Kaizen and Agile: A Culture of Continuous Improvement

NOUN  /kaɪˈzen/

A long-term approach to work that systematically seeks to achieve small,
incremental changes in processes in order to improve efficiency and quality.
–Margaret Rouse, WhatIs.com

At regular intervals the team reflects on how to become more effective, then tunes and adjusts its behavior accordingly.
— Agile Manifesto

The Scaled Agile Framework (SAFe) and other agile strategies all emphasize continuous improvement, and at Streamline Health we take scrum team retrospectives very seriously. But it’s useful to take a look at the root guiding principles of the agile strategy: Kaizen.

Western manufacturing concerns began adopting the principles of Kaizen back in the early 2000s when Jeffrey K. Liker published The Toyota Way. To software developers who had signed on to the principles of the agile manifesto, Kaizen’s principles of lean continuous improvement were a perfect fit.

Kaizen culture can be summarized in a few bullets:

  • All levels of the organization are involved in continuous improvement.
  • Participation by all levels is essential.
  • Draws upon varied talents and skills – the more diverse the better.
  • Peer-to-peer accountability.
  • Self-evaluation at the team level.
  • Self-evaluation at the event level.

It sounds simple, but for many organizations it represents a difficult release of managerial control. As recently as last month a director in our company, observing a team planning their sprint work, asked if I step in to resolve conflicts about how they will do the work. The observer was a little surprised when I said absolutely not, they have to work it out. Our teams are generally quite successful, so the observer couldn’t argue that this approach won’t work.

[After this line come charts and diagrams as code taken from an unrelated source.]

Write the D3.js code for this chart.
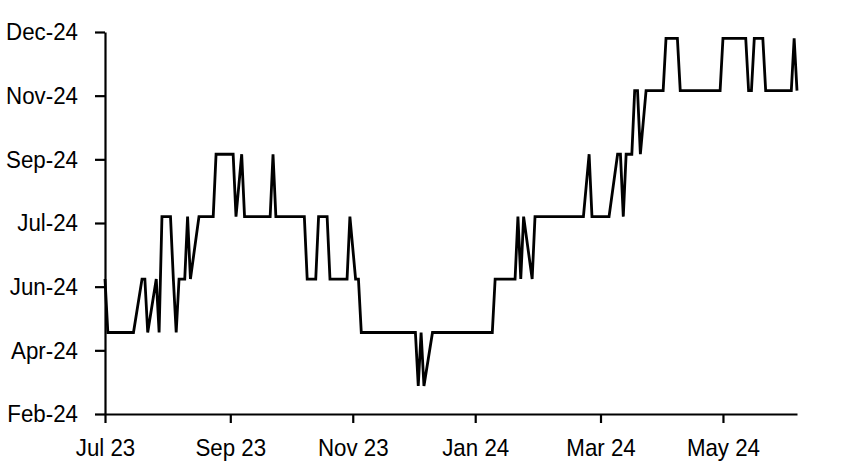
<!DOCTYPE html>
<html>
<head>
<meta charset="utf-8">
<script src="https://cdn.jsdelivr.net/npm/d3@7"></script>
<style>
  html, body { margin: 0; padding: 0; background: #fff; }
  svg text { font-family: "Liberation Sans", Arial, sans-serif; fill: #000; }
</style>
</head>
<body>
<svg id="chart" width="852" height="469"></svg>
<script>
// Observation dates (business days where the line changes direction)
const obsDates = [
  "2023-07-03","2023-07-04","2023-07-17","2023-07-20","2023-07-21","2023-07-24","2023-07-27","2023-07-28",
  "2023-07-31","2023-08-03","2023-08-04","2023-08-07","2023-08-08","2023-08-10","2023-08-11","2023-08-14",
  "2023-08-17","2023-08-24","2023-08-25","2023-09-04","2023-09-05","2023-09-07","2023-09-08","2023-09-21",
  "2023-09-22","2023-09-25","2023-10-09","2023-10-10","2023-10-13","2023-10-16","2023-10-19","2023-10-20",
  "2023-10-30","2023-10-31","2023-11-02","2023-11-03","2023-11-06","2023-12-01","2023-12-04","2023-12-05",
  "2023-12-06","2023-12-11","2024-01-09","2024-01-10","2024-01-19","2024-01-22","2024-01-23","2024-01-24",
  "2024-01-29","2024-01-30","2024-02-22","2024-02-26","2024-02-27","2024-03-06","2024-03-11","2024-03-12",
  "2024-03-13","2024-03-14","2024-03-18","2024-03-19","2024-03-20","2024-03-21","2024-03-25","2024-04-02",
  "2024-04-03","2024-04-09","2024-04-10","2024-04-30","2024-05-01","2024-05-13","2024-05-14","2024-05-15",
  "2024-05-16","2024-05-21","2024-05-22","2024-06-04","2024-06-05","2024-06-06"
];
// Expected meeting of first cut (value on each observation date)
const firstCut = [
  "2024-06-12","2024-05-01","2024-05-01","2024-06-12","2024-06-12","2024-05-01","2024-06-12","2024-05-01",
  "2024-07-31","2024-07-31","2024-06-12","2024-05-01","2024-06-12","2024-06-12","2024-07-31","2024-06-12",
  "2024-07-31","2024-07-31","2024-09-18","2024-09-18","2024-07-31","2024-09-18","2024-07-31","2024-07-31",
  "2024-09-18","2024-07-31","2024-07-31","2024-06-12","2024-06-12","2024-07-31","2024-07-31","2024-06-12",
  "2024-06-12","2024-07-31","2024-06-12","2024-06-12","2024-05-01","2024-05-01","2024-03-20","2024-05-01",
  "2024-03-20","2024-05-01","2024-05-01","2024-06-12","2024-06-12","2024-07-31","2024-06-12","2024-07-31",
  "2024-06-12","2024-07-31","2024-07-31","2024-09-18","2024-07-31","2024-07-31","2024-09-18","2024-09-18",
  "2024-07-31","2024-09-18","2024-09-18","2024-11-07","2024-11-07","2024-09-18","2024-11-07","2024-11-07",
  "2024-12-18","2024-12-18","2024-11-07","2024-11-07","2024-12-18","2024-12-18","2024-11-07","2024-11-07",
  "2024-12-18","2024-12-18","2024-11-07","2024-11-07","2024-12-18","2024-11-07"
];
// Axis definitions
const xRange = ["2023-07-03", "2024-06-06"];
const xTickDates = ["2023-07-03","2023-09-01","2023-11-01","2024-01-01","2024-03-01","2024-05-01"];
const xTickLabels = ["Jul 23","Sep 23","Nov 23","Jan 24","Mar 24","May 24"];
const yTickDates = ["2024-02-27","2024-04-17","2024-06-06","2024-07-26","2024-09-14","2024-11-03","2024-12-23"];
const yTickLabels = ["Feb-24","Apr-24","Jun-24","Jul-24","Sep-24","Nov-24","Dec-24"];

const parse = d3.timeParse("%Y-%m-%d");
const fmt = d3.timeFormat("%Y-%m-%d");

// business-day categories
const bdays = d3.timeDays(parse(xRange[0]), d3.timeDay.offset(parse(xRange[1]), 1))
  .filter(d => d.getDay() !== 0 && d.getDay() !== 6)
  .map(fmt);

const svg = d3.select("#chart");
const mLeft = 105, mRight = 797, mTop = 32, mBottom = 414;
const FS = 24, SX = 0.93;

const x = d3.scalePoint().domain(bdays).range([mLeft, mRight]);
const y = d3.scaleTime()
  .domain([parse(yTickDates[0]), parse(yTickDates[yTickDates.length - 1])])
  .range([mBottom, mTop]);

const data = obsDates.map((d, i) => ({ x: d, y: parse(firstCut[i]) }));

// line
svg.append("path")
  .datum(data)
  .attr("fill", "none")
  .attr("stroke", "#000")
  .attr("stroke-width", 2.8)
  .attr("stroke-linejoin", "miter")
  .attr("stroke-miterlimit", 3)
  .attr("d", d3.line().x(d => x(d.x)).y(d => y(d.y)));

// y axis
const yAxis = d3.axisLeft(y)
  .tickValues(yTickDates.map(parse))
  .tickFormat((d, i) => yTickLabels[i])
  .tickSize(10)
  .tickPadding(17)
  .tickSizeOuter(0);
const gy = svg.append("g").attr("transform", `translate(${mLeft},0)`).call(yAxis);
gy.select(".domain").attr("stroke", "#000").attr("stroke-width", 2.2);
gy.selectAll(".tick line").attr("stroke", "#000").attr("stroke-width", 2.2);
gy.selectAll(".tick text")
  .attr("font-size", FS)
  .attr("font-family", "Liberation Sans, Arial, sans-serif")
  .attr("x", -27 / SX)
  .attr("transform", `scale(${SX},1)`);

// x axis
const xAxis = d3.axisBottom(x)
  .tickValues(xTickDates)
  .tickFormat((d, i) => xTickLabels[i])
  .tickSize(9)
  .tickPadding(16)
  .tickSizeOuter(0);
const gx = svg.append("g").attr("transform", `translate(0,${mBottom})`).call(xAxis);
gx.select(".domain").attr("stroke", "#000").attr("stroke-width", 2.2);
gx.selectAll(".tick line").attr("stroke", "#000").attr("stroke-width", 2.2);
gx.selectAll(".tick text")
  .attr("font-size", FS)
  .attr("font-family", "Liberation Sans, Arial, sans-serif")
  .attr("transform", `scale(${SX},1)`);
</script>
</body>
</html>
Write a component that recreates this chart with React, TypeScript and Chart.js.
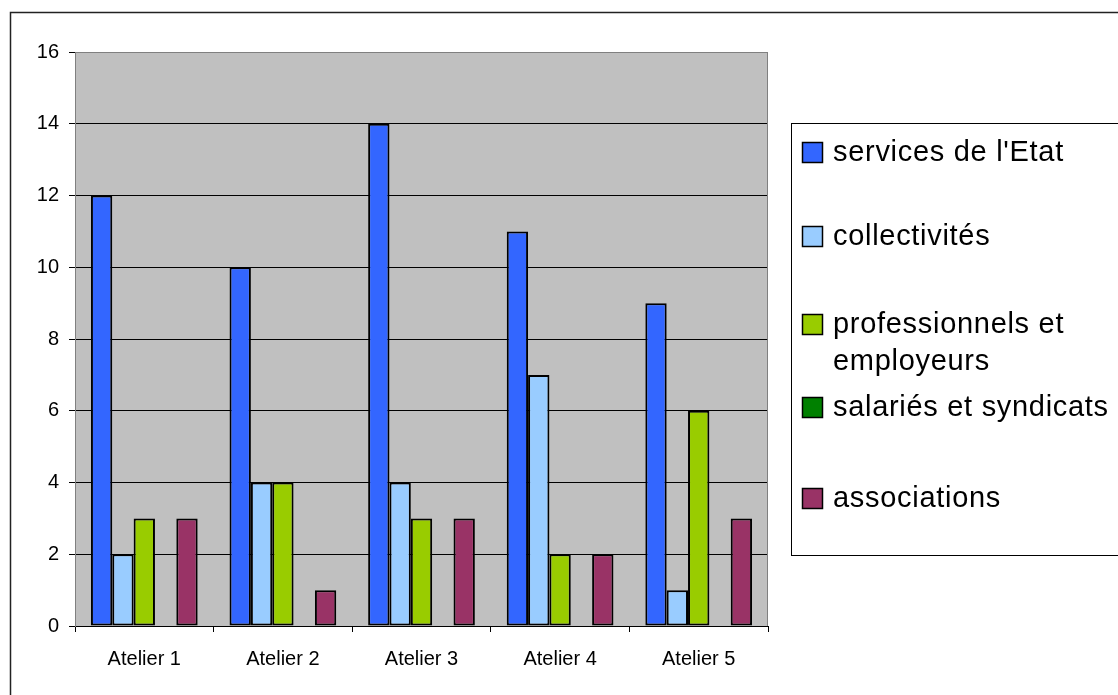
import React, { useEffect, useRef } from 'react';
import { Chart, registerables } from 'chart.js';

Chart.register(...registerables);

const categories = ['Atelier 1', 'Atelier 2', 'Atelier 3', 'Atelier 4', 'Atelier 5'];
const seriesNames = [
  "services de l'Etat",
  'collectivités',
  'professionnels et employeurs',
  'salariés et syndicats',
  'associations',
];
const servicesEtat = [12, 10, 14, 11, 9];
const collectivites = [2, 4, 4, 7, 1];
const professionnels = [3, 4, 3, 2, 6];
const salaries = [0, 0, 0, 0, 0];
const associations = [3, 1, 3, 2, 3];
const seriesColors = ['#3366FF', '#99CCFF', '#99CC00', '#008000', '#993366'];
const yMin = 0;
const yMax = 16;
const yStep = 2;

const FONT = '"Liberation Sans", Arial, sans-serif';

const backgroundPlugin = {
  id: 'bgPlugin',
  beforeDraw(chart: any) {
    const { ctx, chartArea, width, height } = chart;
    ctx.save();
    ctx.fillStyle = '#FFFFFF';
    ctx.fillRect(0, 0, width, height);
    ctx.strokeStyle = '#222222';
    ctx.lineWidth = 1.5;
    ctx.strokeRect(10.5, 12.5, width + 20, height + 20);
    ctx.fillStyle = '#C0C0C0';
    ctx.fillRect(chartArea.left, chartArea.top, chartArea.right - chartArea.left, chartArea.bottom - chartArea.top);
    ctx.restore();
  },
  beforeDatasetsDraw(chart: any) {
    const { ctx, chartArea } = chart;
    ctx.save();
    ctx.strokeStyle = '#808080';
    ctx.lineWidth = 1;
    ctx.beginPath();
    ctx.moveTo(chartArea.left + 0.5, chartArea.bottom);
    ctx.lineTo(chartArea.left + 0.5, chartArea.top + 0.5);
    ctx.lineTo(chartArea.right - 0.5, chartArea.top + 0.5);
    ctx.lineTo(chartArea.right - 0.5, chartArea.bottom);
    ctx.stroke();
    ctx.restore();
  },
};

const legendRowY = [152, 236, 324, 407, 498];

const boxLegendPlugin = {
  id: 'boxLegend',
  afterDraw(chart: any) {
    const { ctx, width } = chart;
    const boxLeft = 791.5;
    const boxTop = 123.5;
    const boxBottom = 555.5;
    const textX = 833;
    const maxTextW = width - textX - 2;
    ctx.save();
    ctx.fillStyle = '#FFFFFF';
    ctx.fillRect(boxLeft, boxTop, width, boxBottom - boxTop);
    ctx.strokeStyle = '#000000';
    ctx.lineWidth = 1;
    ctx.strokeRect(boxLeft, boxTop, width, boxBottom - boxTop);
    ctx.font = '29px ' + FONT;
    try {
      (ctx as any).letterSpacing = '0.7px';
    } catch (e) {}
    ctx.textBaseline = 'middle';
    ctx.textAlign = 'left';
    chart.data.datasets.forEach((ds: any, i: number) => {
      const y = legendRowY[i];
      ctx.fillStyle = ds.backgroundColor;
      ctx.fillRect(802, y - 10, 21, 21);
      ctx.strokeStyle = '#000000';
      ctx.lineWidth = 1.5;
      ctx.strokeRect(802.5, y - 9.5, 20, 20);
      const words = String(ds.label).split(' ');
      const lines: string[] = [];
      let cur = '';
      words.forEach((w) => {
        const test = cur ? cur + ' ' + w : w;
        if (ctx.measureText(test).width > maxTextW && cur) {
          lines.push(cur);
          cur = w;
        } else {
          cur = test;
        }
      });
      if (cur) lines.push(cur);
      ctx.fillStyle = '#000000';
      lines.forEach((ln, k) => {
        ctx.fillText(ln, textX, y + 1 + k * 37);
      });
    });
    ctx.restore();
  },
};

export default function App() {
  const canvasRef = useRef<HTMLCanvasElement | null>(null);

  useEffect(() => {
    document.body.style.margin = '0';
    const canvas = canvasRef.current;
    if (!canvas) return;
    const values = [servicesEtat, collectivites, professionnels, salaries, associations];
    const chart = new Chart(canvas, {
      type: 'bar',
      data: {
        labels: categories,
        datasets: seriesNames.map((name, i) => ({
          label: name,
          data: values[i],
          backgroundColor: seriesColors[i],
          borderColor: '#000000',
          borderWidth: 2,
          borderSkipped: false,
          categoryPercentage: 0.77,
          barPercentage: 1,
        })),
      },
      options: {
        responsive: false,
        animation: false,
        devicePixelRatio: 1,
        layout: { padding: { top: 52, right: 350, left: 0, bottom: 0 } },
        plugins: {
          legend: { display: false },
          tooltip: { enabled: false },
          title: { display: false },
        },
        scales: {
          x: {
            offset: true,
            grid: {
              offset: true,
              drawOnChartArea: false,
              drawTicks: true,
              tickLength: 6,
              color: '#000000',
            },
            border: { display: true, color: '#000000', width: 1 },
            ticks: {
              color: '#000000',
              font: { family: FONT, size: 20 },
              padding: 15,
              maxRotation: 0,
            },
            afterFit(scale: any) {
              scale.height = 69;
            },
          },
          y: {
            min: yMin,
            max: yMax,
            ticks: {
              stepSize: yStep,
              color: '#000000',
              font: { family: FONT, size: 20 },
              padding: 10,
            },
            grid: {
              color: (c: any) => (c.tick && c.tick.value === yMax ? '#808080' : '#000000'),
              tickColor: '#000000',
              tickLength: 6,
              lineWidth: 1,
            },
            border: { display: true, color: '#808080', width: 1 },
            afterFit(scale: any) {
              scale.width = 75;
            },
          },
        },
      },
      plugins: [backgroundPlugin, boxLegendPlugin],
    });
    return () => chart.destroy();
  }, []);

  return (
    <div style={{ width: 1118, height: 695 }}>
      <canvas ref={canvasRef} width={1118} height={695} style={{ display: 'block' }} />
    </div>
  );
}
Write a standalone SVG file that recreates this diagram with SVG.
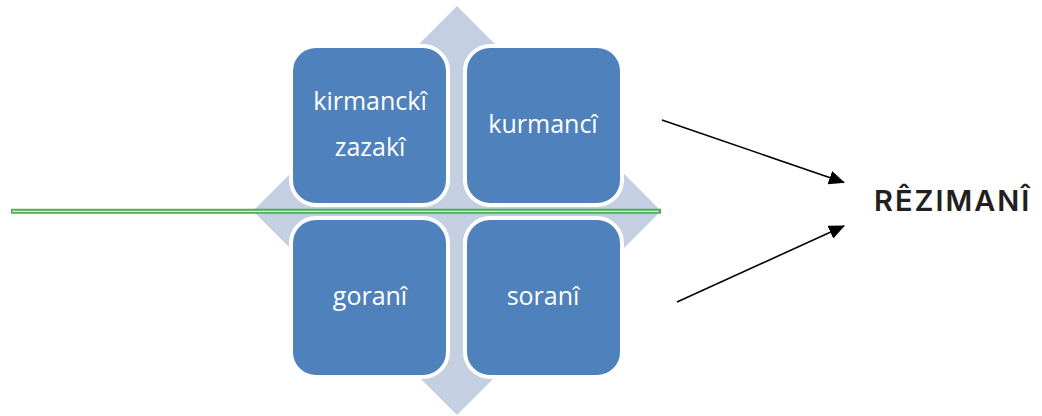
<svg xmlns="http://www.w3.org/2000/svg" width="1042" height="416" viewBox="0 0 1042 416">
  <style>
    .cell { fill: #4F81BD; stroke: #FFFFFF; stroke-width: 4; }
    .label { font-family: "Open Sans", "Liberation Sans", sans-serif; font-size: 25px; fill: #FFFFFF; text-anchor: middle; }
    .title { font-family: "Inter", "DejaVu Sans", sans-serif; font-weight: 600; font-size: 29px; fill: #231F20; letter-spacing: 2px; }
    .arrow { stroke: #000000; stroke-width: 1.6; fill: none; marker-end: url(#head); }
  </style>
  <defs>
    <marker id="head" viewBox="0 0 16 14" refX="15" refY="7" markerWidth="16" markerHeight="14" markerUnits="userSpaceOnUse" orient="auto">
      <path d="M0,0 L16,7 L0,14 Z" fill="#000000"/>
    </marker>
  </defs>

  <!-- background diamond behind the matrix -->
  <polygon id="backdrop" points="457,6 661,211 457,415 253,211" fill="#C5CFE2"/>

  <g id="cell-kirmancki">
    <rect class="cell" x="291" y="46" width="157" height="159" rx="25"/>
    <text class="label" x="370" y="110">kirmanckî</text>
    <text class="label" x="370" y="156">zazakî</text>
  </g>
  <g id="cell-kurmanci">
    <rect class="cell" x="465" y="46" width="157" height="159" rx="25"/>
    <text class="label" x="543" y="133">kurmancî</text>
  </g>
  <g id="cell-gorani">
    <rect class="cell" x="291" y="218" width="157" height="159" rx="25"/>
    <text class="label" x="370" y="305">goranî</text>
  </g>
  <g id="cell-sorani">
    <rect class="cell" x="465" y="218" width="157" height="159" rx="25"/>
    <text class="label" x="543" y="305">soranî</text>
  </g>

  <!-- horizontal divider: double green rule -->
  <g id="divider">
    <line x1="11" y1="211.3" x2="661" y2="211.3" stroke="#4CAF50" stroke-width="5"/>
    <line x1="12.5" y1="211.3" x2="658.5" y2="211.3" stroke="#FFFFFF" stroke-width="1"/>
  </g>

  <g id="connectors">
    <line class="arrow" x1="662" y1="120" x2="844" y2="182.5"/>
    <line class="arrow" x1="677" y1="302" x2="844" y2="226"/>
  </g>

  <g id="node-rezimani">
    <text class="title" x="874" y="211">RÊZIMANÎ</text>
  </g>
</svg>
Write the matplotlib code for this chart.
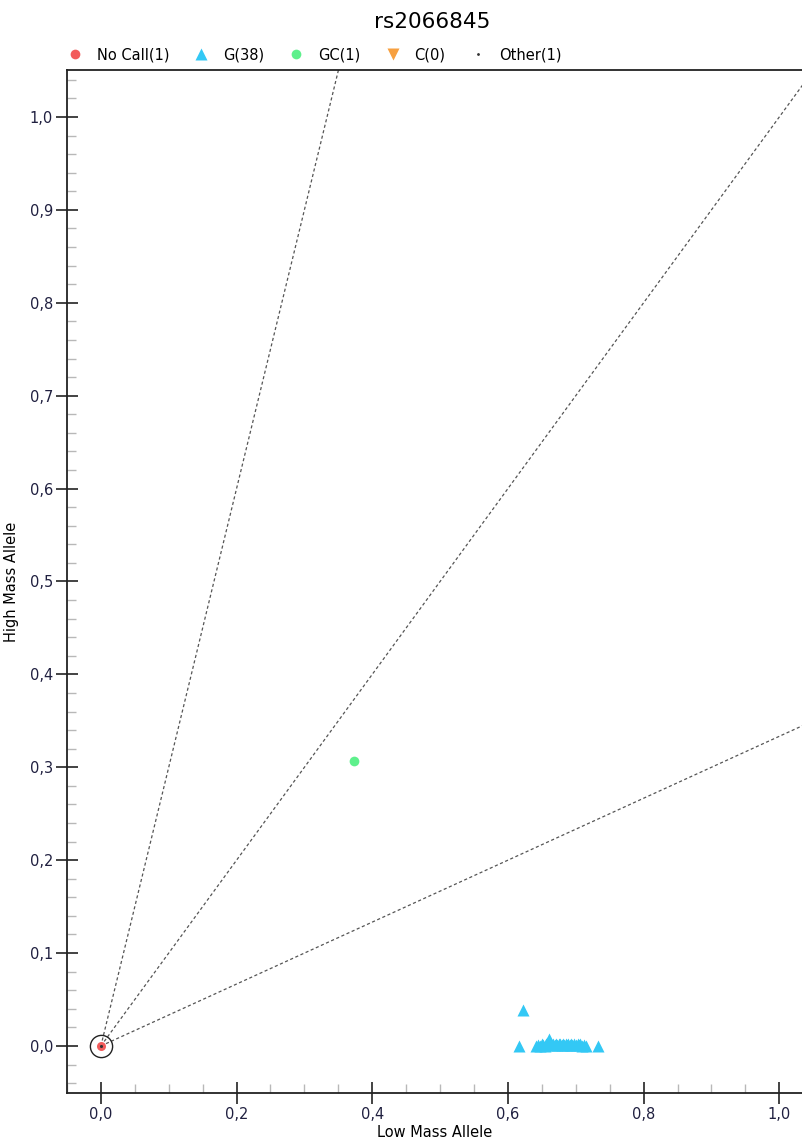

Software development sprints are a series of “Kaizen events.” Improvement goals are set at the beginning. At the end, the team reviews its success at improving from the previous sprint and develops plans for improvement in the next sprint. During the next sprint the team implements the improvements they agreed upon.

Iterative Development

In addition to being the root of agile’s process improvement principle, the Kaizen approach of continually making small improvements applies to agile iterative development. Each sprint contributes a few small, valuable, demonstrable changes to the application. If they’re good, they’re kept, if they aren’t, they’re modified in a future sprint.

Continuous Integration

Kaizen’s principle of peer-to-peer management governs our continuous integration strategy. Everyone is responsible for a clean build, for storing source code correctly, and for organizing test plans and automating testing. Everyone is responsible for maintaining automated build and deploy processes. Code reviews, design reviews, and test plan reviews all draw upon the diverse skills and experience of all team members to improve the quality of their code.

Nobody’s Perfect

The notion that your team members, teams, processes, and products are unlikely to ever be perfect might be difficult for some people to accept. Traditional managers like to expect perfection, even though they rarely see it. But accepting imperfection and making it an opportunity for collaboration and growth is the very essence of Kaizen. Organizations that focus on collaborative improvement tend to see that same collaboration across other work. Teams that accept responsibility for maintaining and improving their process tend to be more successful at regularly delivering working code.

How Are You Doing?

How are you doing at continuous improvement? Do your teams identify and work on process problems as part of their regular work cycle?